Thursday, April 21, 2011

“BLANK CITY”

The alternative culture that I was fake-soaking in for much of my teenage and young adult life continues to make its way to the documentary screen as its participants begin the "genuflection" stage of their lives. This excellent film focuses on the weird Kuchar-level outsider film scene that grew up around punk rock in New York’s East Village from about 1976-1985, and as such, predates any active involvement I myself might have had in consuming it. I was seeing provocatively ugly & humorous R. Kern and Nick Zedd 1980s short films like “You Killed Me First”, “They Eat Scum” and “Right Side of My Brain” on friends’ couches in college right after the time period covered by this movie; the more remarkable story are the seventies filmmakers who worked in the punk and no-wave era, and even took part in the bands themselves amidst a bankrupt New York of legendary squalor and lawlessness.

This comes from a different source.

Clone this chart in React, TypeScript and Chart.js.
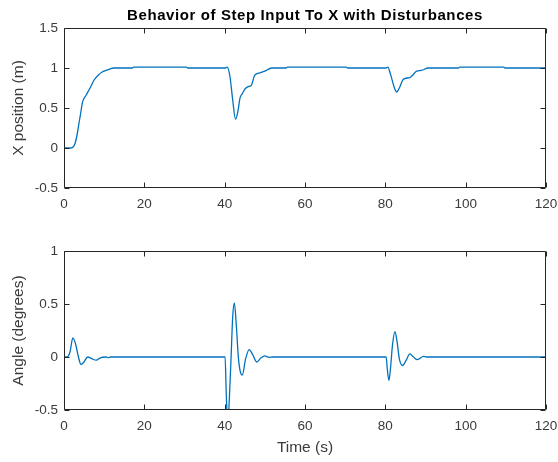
import React, { useEffect, useRef } from 'react';
import { Chart, registerables } from 'chart.js';

Chart.register(...registerables);

const FIG_TITLE = 'Behavior of Step Input To X with Disturbances';
const TOP_Y_LABEL = 'X position (m)';
const BOTTOM_Y_LABEL = 'Angle (degrees)';
const X_LABEL = 'Time (s)';

const X_TICKS = [0, 20, 40, 60, 80, 100, 120];
const POS_TICKS = [-0.5, 0, 0.5, 1, 1.5];
const ANGLE_TICKS = [-0.5, 0, 0.5, 1];

const POS_TIME = [
  0, 1.6, 2.2, 2.7, 3.2, 3.7, 4.2, 4.6, 5.5, 6.5, 7.5, 8.5, 9.5, 10.5, 11.5, 12.4,
  17.0, 17.3, 30.5, 30.8, 40.2, 40.6, 41.3, 42.0, 42.7, 43.3, 43.8, 44.4, 45.1, 46.1,
  46.6, 47.5, 48.8, 50.0, 51.7, 55.3, 55.6, 70.3, 70.6, 80.2, 80.6, 81.3, 82.2, 82.8,
  83.4, 84.5, 86.1, 86.6, 87.8, 89.0, 90.7, 98.2, 98.5, 109.5, 109.8, 120,
];
const POS_VALUES = [
  0, 0, 0.01, 0.05, 0.15, 0.3, 0.45, 0.57, 0.66, 0.75, 0.85, 0.91, 0.95, 0.97, 0.99, 1.0,
  1.0, 1.01, 1.01, 1.0, 1.0, 1.01, 0.9, 0.6, 0.36, 0.46, 0.62, 0.68, 0.74, 0.77,
  0.78, 0.91, 0.94, 0.96, 1.0, 1.0, 1.01, 1.01, 1.0, 1.0, 1.01, 0.92, 0.76, 0.7,
  0.74, 0.86, 0.88, 0.9, 0.96, 0.97, 1.0, 1.0, 1.01, 1.01, 1.0, 1.0,
];

const ANGLE_TIME = [
  0, 0.8, 1.5, 2.2, 2.9, 3.6, 4.2, 4.9, 5.9, 6.9, 8.0, 9.2, 10.5, 11.0, 11.6,
  40.1, 40.4, 40.8, 41.1, 41.6, 42.0, 42.4, 42.9, 43.4, 43.9, 44.4, 45.2, 46.1, 47.0,
  48.0, 49.0, 50.0, 51.0, 52.0,
  80.2, 80.5, 80.9, 81.3, 81.8, 82.4, 82.9, 83.5, 84.3, 85.2, 86.1, 87.0, 88.0, 89.5,
  90.2, 120,
];
const ANGLE_VALUES = [
  0, 0, 0.05, 0.18, 0.12, 0, -0.07, -0.05, 0.0, -0.015, -0.03, -0.005, 0.0, -0.005, 0,
  0, -0.35, -0.65, -0.45, 0.0, 0.38, 0.51, 0.3, 0.0, -0.14, -0.17, -0.02, 0.07, 0.02,
  -0.047, -0.01, 0.01, -0.003, 0,
  0, -0.12, -0.22, -0.1, 0.12, 0.24, 0.15, -0.02, -0.08, -0.03, 0.03, 0.0, -0.025, 0.005,
  0, 0,
];

const FONT = '"Liberation Sans", Arial, Helvetica, sans-serif';
const AXIS_COLOR = '#262626';
const LABEL_COLOR = '#3a3a3a';
const LINE_COLOR = '#0072BD';

const boxPlugin = {
  id: 'matlabBox',
  afterDatasetsDraw(chart: any) {
    const { ctx, chartArea: a, scales } = chart;
    const xs = scales.x;
    const ys = scales.y;
    const L = Math.round(a.left) + 0.5;
    const R = Math.round(a.right) - 0.5;
    const T = Math.round(a.top) + 0.5;
    const B = Math.round(a.bottom) - 0.5;
    const len = 5;
    ctx.save();
    ctx.strokeStyle = AXIS_COLOR;
    ctx.lineWidth = 1;
    ctx.beginPath();
    ctx.rect(L, T, R - L, B - T);
    for (const t of xs.ticks) {
      const px = Math.round(xs.getPixelForValue(t.value)) + 0.5;
      ctx.moveTo(px, B);
      ctx.lineTo(px, B - len);
      ctx.moveTo(px, T);
      ctx.lineTo(px, T + len);
    }
    for (const t of ys.ticks) {
      const py = Math.round(ys.getPixelForValue(t.value)) + 0.5;
      ctx.moveTo(L, py);
      ctx.lineTo(L + len, py);
      ctx.moveTo(R, py);
      ctx.lineTo(R - len, py);
    }
    ctx.stroke();
    ctx.restore();
  },
};

const titlePlugin = {
  id: 'figTitle',
  afterDraw(chart: any) {
    const text = chart.options.plugins?.figTitle?.text;
    if (!text) return;
    const { ctx, chartArea: a } = chart;
    ctx.save();
    ctx.font = `bold 15px ${FONT}`;
    try {
      (ctx as any).letterSpacing = '0.6px';
    } catch (e) {}
    ctx.fillStyle = '#000000';
    ctx.textAlign = 'center';
    ctx.textBaseline = 'alphabetic';
    ctx.fillText(text, (a.left + a.right) / 2, 20);
    ctx.restore();
  },
};

function makeConfig(
  times: number[],
  values: number[],
  yTicks: number[],
  yLabel: string,
  opts: { padTop: number; xHeight: number; xTitle?: string; figTitle?: string }
): any {
  return {
    type: 'line',
    data: {
      datasets: [
        {
          data: times.map((t, i) => ({ x: t, y: values[i] })),
          borderColor: LINE_COLOR,
          borderWidth: 1.3,
          pointRadius: 0,
          fill: false,
          cubicInterpolationMode: 'monotone',
        },
      ],
    },
    options: {
      responsive: false,
      animation: false,
      devicePixelRatio: 1,
      layout: { padding: { top: opts.padTop, right: 12, left: 0, bottom: 0 } },
      plugins: {
        legend: { display: false },
        tooltip: { enabled: false },
        title: { display: false },
        figTitle: { text: opts.figTitle || '' },
      },
      scales: {
        x: {
          type: 'linear',
          min: X_TICKS[0],
          max: X_TICKS[X_TICKS.length - 1],
          grid: { display: false, tickLength: 0 },
          border: { display: false },
          afterBuildTicks: (s: any) => {
            s.ticks = X_TICKS.map((v) => ({ value: v }));
          },
          afterFit: (s: any) => {
            s.height = opts.xHeight;
            s.paddingLeft = 0;
            s.paddingRight = 0;
          },
          ticks: {
            color: LABEL_COLOR,
            font: { family: FONT, size: 13.5 },
            padding: 8,
            maxRotation: 0,
            autoSkip: false,
            callback: (v: any) => String(v),
          },
          title: opts.xTitle
            ? {
                display: true,
                text: opts.xTitle,
                color: LABEL_COLOR,
                font: { family: FONT, size: 15.5 },
                padding: { top: 0, bottom: 5 },
              }
            : { display: false },
        },
        y: {
          type: 'linear',
          min: yTicks[0],
          max: yTicks[yTicks.length - 1],
          grid: { display: false, tickLength: 0 },
          border: { display: false },
          afterBuildTicks: (s: any) => {
            s.ticks = yTicks.map((v) => ({ value: v }));
          },
          afterFit: (s: any) => {
            s.width = 64;
            s.paddingTop = 0;
            s.paddingBottom = 0;
          },
          ticks: {
            color: LABEL_COLOR,
            font: { family: FONT, size: 13.5 },
            padding: 6,
            autoSkip: false,
            callback: (v: any) => String(v),
          },
          title: {
            display: true,
            text: yLabel,
            color: LABEL_COLOR,
            font: { family: FONT, size: 15.5 },
            padding: { top: 9, bottom: 0 },
          },
        },
      },
    },
    plugins: [boxPlugin, titlePlugin],
  };
}

export default function App() {
  const topRef = useRef<HTMLCanvasElement | null>(null);
  const bottomRef = useRef<HTMLCanvasElement | null>(null);

  useEffect(() => {
    const prevMargin = document.body.style.margin;
    document.body.style.margin = '0';
    const c1 = new Chart(
      topRef.current as HTMLCanvasElement,
      makeConfig(POS_TIME, POS_VALUES, POS_TICKS, TOP_Y_LABEL, {
        padTop: 28,
        xHeight: 42,
        figTitle: FIG_TITLE,
      })
    );
    const c2 = new Chart(
      bottomRef.current as HTMLCanvasElement,
      makeConfig(ANGLE_TIME, ANGLE_VALUES, ANGLE_TICKS, BOTTOM_Y_LABEL, {
        padTop: 21,
        xHeight: 52,
        xTitle: X_LABEL,
      })
    );
    return () => {
      c1.destroy();
      c2.destroy();
      document.body.style.margin = prevMargin;
    };
  }, []);

  return (
    <div
      style={{
        position: 'fixed',
        left: 0,
        top: 0,
        width: 558,
        height: 462,
        background: '#ffffff',
      }}
    >
      <canvas
        ref={topRef}
        width={558}
        height={230}
        style={{ position: 'absolute', left: 0, top: 0, width: 558, height: 230, display: 'block' }}
      />
      <canvas
        ref={bottomRef}
        width={558}
        height={232}
        style={{ position: 'absolute', left: 0, top: 230, width: 558, height: 232, display: 'block' }}
      />
    </div>
  );
}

1970s New York is always an endless source of fascination for me, whether it’s an ESPN documentary on the 1977 Yankees, Patti Smith’s recent memoir, a Lindsay/Koch/Dinkins/Giuliani book or Amos Poe’s CBGB documentary “Blank Generation”. It’s truly phenomenal to look at the broken-down, trash-strewn Greenwich Village of only thirty or so years ago, to say nothing of “53rd and 3rd” (now home of the beautiful Time Warner building, and down the street from Bloomberg), and compare it to the NYC of today. Only people who weren’t living in both epochs in Manhattan, or the deliberately delusional, can truly bemoan the loss of “old 70s New York”. Poe himself was at the screening I attended, and the inevitable question came from the audience after the film about how he feels about New York today, with the subtext being a great big snarky opening the questioner left for Poe to rail about yuppies, money and safety. He reminded the audience of how much he prefers the safety and sanity of modern NYC, even if the most dangerous thing that can happen now is “getting your foot run over by a stroller”. I was happy for his candor and willingness to stay away from cheap point-scoring, though I’m sure it disappointed the questioner.

“BLANK CITY” is a beautifully-edited film, with thousands upon thousands of snippets from the deeply underground punk films of the era. Thankfully, many of the era’s participants are still very much alive – perhaps more than I’d imagined – so there’s great commentary throughout from Ann Magnuson, Nick Zedd, Lizzie Borden, Jim Jarmusch, Lydia Lunch, John Lurie, Beth B and Scott B, Lung Leg, Richard Kern, Charlie Ahern and even Fab 5 Freddy and Debbie Harry. The picture given is a film scene born of complete poverty and artistic vitality, along with much intermingling between musicians, directors and “actors”. Quote marks are used here because one of the main tenants of this scene was the use of non-actors, along with a dedication to debauchery, excess and an uber-aggressive assault on the mores of the time.

At first, the films were made with borrowed cameras, shot in a day and distributed amongst friends. It remained that way for some time, and many of these trash-works were only discovered several years down the line as the participants found greater infamy as “real” actors (Steve Buscemi, Vincent Gallo, John Lurie) or as musicians (Lydia Lunch, who was omnipresent in just about every area of Lower East Side subculture). Eventually a movie house called NEW CINEMA opened up in NYC that catered to these films, and the home video revolution a few years later allowed some of them – most notably the shocking Zedd and Kern films – to make their way to college couches across the USA.

I would be remiss if I didn’t weigh in a little on the actual content of the celebrated films featured in “BLANK CITY”. Having made a similar point in my piece about the Kuchar Brothers and their documentary, I think it’s important to note that broke twentysomethings with handheld cameras and transgressive notions about what constitutes cinematic art does not in itself constitute a watchable canon of films. On the contrary, most of these Super-8 snippets are abstract or drugged-out beyond absurdity, and feature clipped performances, sound abominations and a parade of wretched imagery expected from nihilistic artistes. You couldn’t pay me to sit through a day of these films, with the obvious exception of latter-day works like DOWNTOWN 81 and WILD STYLE, both of which I am chiding myself for never having seen. Watch “BLANK CITY”’s clips from loopy John Waters-knockoff films like “Rome 80” and tell me that you could stomach it better than I could. That’s one strong stomach you have there.

“BLANK CITY” has the power to truly allow you to overlook the actual content of the films and instead lets you revel in the decadence and artistic drive that got them made. It’s backed by a pulsating soundtrack of no-wave, early rap and CBGB punk from Mars, Theoretical Girls, Grandmaster Flash, Television and too many others to count. It’s a barrage of imagery for nearly two hours, and I left with a huge appreciation for the time period and the city, and for a scene that seems like it took place on another planet. It leads one to wonder where and how the next groundswell of creative energy will erupt, and whether it can truly meld art, music and film together the way these sub-Godard, sub-Waters scenemakers attempted to do. Big thumbs up if this comes to your town.